The main focus of my scholarship is interaction, ritual, and exchange in Lowland South American indigenous societies. I also examine the discursive politics that mediate relationships between indigenous people and non-indigenous others. One central question to my research is how Wauja people take interactional tactics derived from the Upper Xinguan regional system of ritual exchange to engage in evolving and expanding social relations, and how this practice may subsequently lead to cultural transformations. I teach and write in the areas of language in culture, the political economy of language in society, ritual performance, possession and exchange, Amazonian development, discourse and power, dialect and multilingualism, grammatical categories and mind, the anthropology of space and place, indigeneity, and language shift.

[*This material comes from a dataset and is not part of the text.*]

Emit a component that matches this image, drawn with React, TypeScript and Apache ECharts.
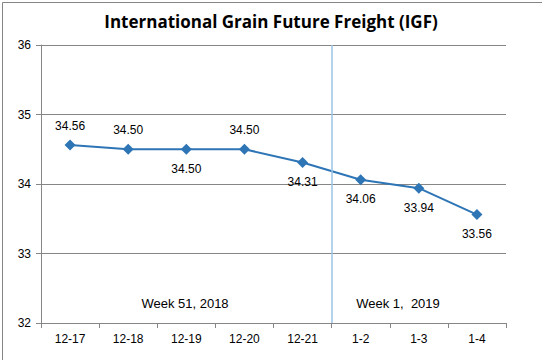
import React, { useEffect, useRef } from "react";
import * as echarts from "echarts";

const categories = ["12-17", "12-18", "12-19", "12-20", "12-21", "1-2", "1-3", "1-4"];
const values = [34.56, 34.5, 34.5, 34.5, 34.31, 34.06, 33.94, 33.56];
const labelPositions = ["top", "top", "bottom", "top", "bottom", "bottom", "bottom", "bottom"];
const weekLabels = ["Week 51, 2018", "Week 1,  2019"];
const dividerAt = 5; // boundary between 12-21 and 1-2 (in category units)
const title = "International Grain Future Freight (IGF)";

export default function App() {
  const ref = useRef<HTMLDivElement>(null);
  useEffect(() => {
    document.body.style.margin = "0";
    const chart = echarts.init(ref.current!, null, { renderer: "svg" });
    const font = "Arial, 'Liberation Sans', sans-serif";
    chart.setOption({
      animation: false,
      backgroundColor: "#fff",
      title: {
        text: title,
        left: "center",
        top: 8,
        textStyle: { fontSize: 17, fontWeight: "bold", color: "#000", fontFamily: "'Open Sans', Arial, sans-serif" },
      },
      grid: { left: 41, right: 36, top: 45, bottom: 37 },
      xAxis: [
        {
          type: "category",
          data: categories,
          boundaryGap: true,
          axisLine: { lineStyle: { color: "#868686" } },
          axisTick: { show: true, alignWithLabel: false, length: 5, lineStyle: { color: "#868686" } },
          axisLabel: { color: "#000", fontSize: 12, fontFamily: font, margin: 10 },
        },
        {
          type: "value",
          min: 0,
          max: categories.length,
          show: false,
        },
      ],
      yAxis: {
        type: "value",
        min: 32,
        max: 36,
        interval: 1,
        axisLine: { show: true, lineStyle: { color: "#868686" } },
        axisTick: { show: true, length: 5, lineStyle: { color: "#868686" } },
        axisLabel: { color: "#000", fontSize: 12, fontFamily: font, margin: 10 },
        splitLine: { lineStyle: { color: "#868686" } },
      },
      series: [
        {
          type: "line",
          xAxisIndex: 1,
          data: [],
          markLine: {
            silent: true,
            symbol: "none",
            label: { show: false },
            lineStyle: { color: "#9DC3E6", type: "solid", width: 1.5 },
            data: [{ xAxis: dividerAt }],
          },
        },
        {
          type: "line",
          xAxisIndex: 0,
          data: values.map((v, i) => ({
            value: v,
            label: { position: labelPositions[i] },
          })),
          symbol: "diamond",
          symbolSize: 11,
          lineStyle: { color: "#2E75B6", width: 2 },
          itemStyle: { color: "#2E75B6" },
          label: {
            show: true,
            formatter: (p: any) => p.value.toFixed(2),
            color: "#000",
            fontSize: 12,
            fontFamily: font,
            distance: 8,
          },
        },
      ],
      graphic: [
        {
          type: "rect",
          left: 0,
          top: 0,
          shape: { width: 541, height: 359 },
          style: { fill: "none", stroke: "#868686", lineWidth: 1 },
          silent: true,
        },
        {
          type: "text",
          x: 185,
          y: 303,
          style: { text: weekLabels[0], fontSize: 13, fill: "#000", fontFamily: font, textAlign: "center", textVerticalAlign: "middle" },
        },
        {
          type: "text",
          x: 398,
          y: 303,
          style: { text: weekLabels[1], fontSize: 13, fill: "#000", fontFamily: font, textAlign: "center", textVerticalAlign: "middle" },
        },
      ],
    });
    return () => chart.dispose();
  }, []);
  return <div ref={ref} style={{ width: 542, height: 360 }} />;
}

My current book project “Out of the Park,” is an ethnographic account of a spatial economy of difference. It follows the small-scale Wauja society’s travels from the confines of Brazil’s multilingual Xingu Indigenous Park outwards to national and global scales. The book explores why Amazonians seek social relationships with powerful others, and details how Wauja go about forging these relationships. I use transcription and analysis of interactional and ritual data to show how Wauja engage spirits and ancestors at home, indigenous neighbors in ritual exchange, development agents in meetings at Park borders, and non-indigenous audiences in performance of culture show abroad. I show that shared principles of exchange are tied to expectations about how people should speak, and that together these are crucial to the collaborative construction of social relationships.
I also have research interests in Japan. I am in the initial stages of a new ethnographic study of language and place in the rural Kunisaki peninsula, best known for its historical role in the foundation of Japan’s unique synthesis of Buddhism, Shinto, and folk religion. My project investigates how current inhabitants seek to reinscribe this landscape with meaning through social practice in the face of demographic shift brought about by rural flight that is emptying the countryside. As the new localization seeks to bring outsiders in, local dialect can be an index of rural backwardness, but it is also the most “authentic” measure of who is really local. I investigate language use in Kunisaki at the intersection of religious historicity, the construction of place, ritual, and secular tourism. The project contributes to the cultural anthropological study of community building in rural Japan, and it uniquely problematizes the role of dialect in local revitalization. I conducted research in this new field site in 2008 and 2010.